En las alturas de la noche o, cuando baja el horizonte al amanecer, hay un preludio de lo universal, un espejo que alberga la fantasía y nos invita a atrapar esa alucinación y a enamorarnos de su quietud.
La belleza surge sin subordinaciones y el pensamiento se despeja para que, en la soledad, el silencio y una hermosa sensación de ausencia, el alma ingenua crea que ha transcurrido todo el tiempo del mundo.
Allí todo es diferente -al fin y al cabo, es el recinto del arte-, y se percibe una emoción que seduce la sensatez y da soporte a ese viejo concepto que nos enseñaron, los sabios, de ser Uno y Eterno.
La propia oscuridad es un prodigio que nos hace sentir que es el universo quien nos mira -no nosotros a él- y nos anticipa que algo va a ocurrir, con un presentimiento llamado luna conjugando verbos transparentes.

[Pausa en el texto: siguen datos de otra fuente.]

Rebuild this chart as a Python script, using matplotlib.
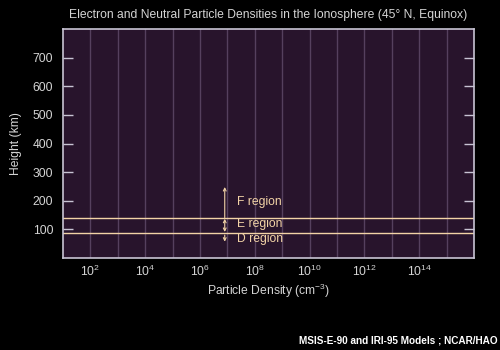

El reflejo de las estrellas atrae el misterio del más allá, a donde sólo se puede acceder con la pureza de una imaginación liberada de la escasez humana, atenta a la verdad que nos cuenta el tiempo en su bondad.
El presente se derrite ante los susurros del porvenir, subyugado por un eco majestuoso de ¡Aquí estoy!, con una sugerencia espiritual de la perfección que pregunta: ¿Quién no se conmueve ante esa visión?
Y nos enseña todo, nos incluye en su orden maravilloso, en la esencia del amor que fluye de su armonía, con una breve licencia para intuirlo. (Sin embargo, a menudo, lo dejamos pasar…desapercibido).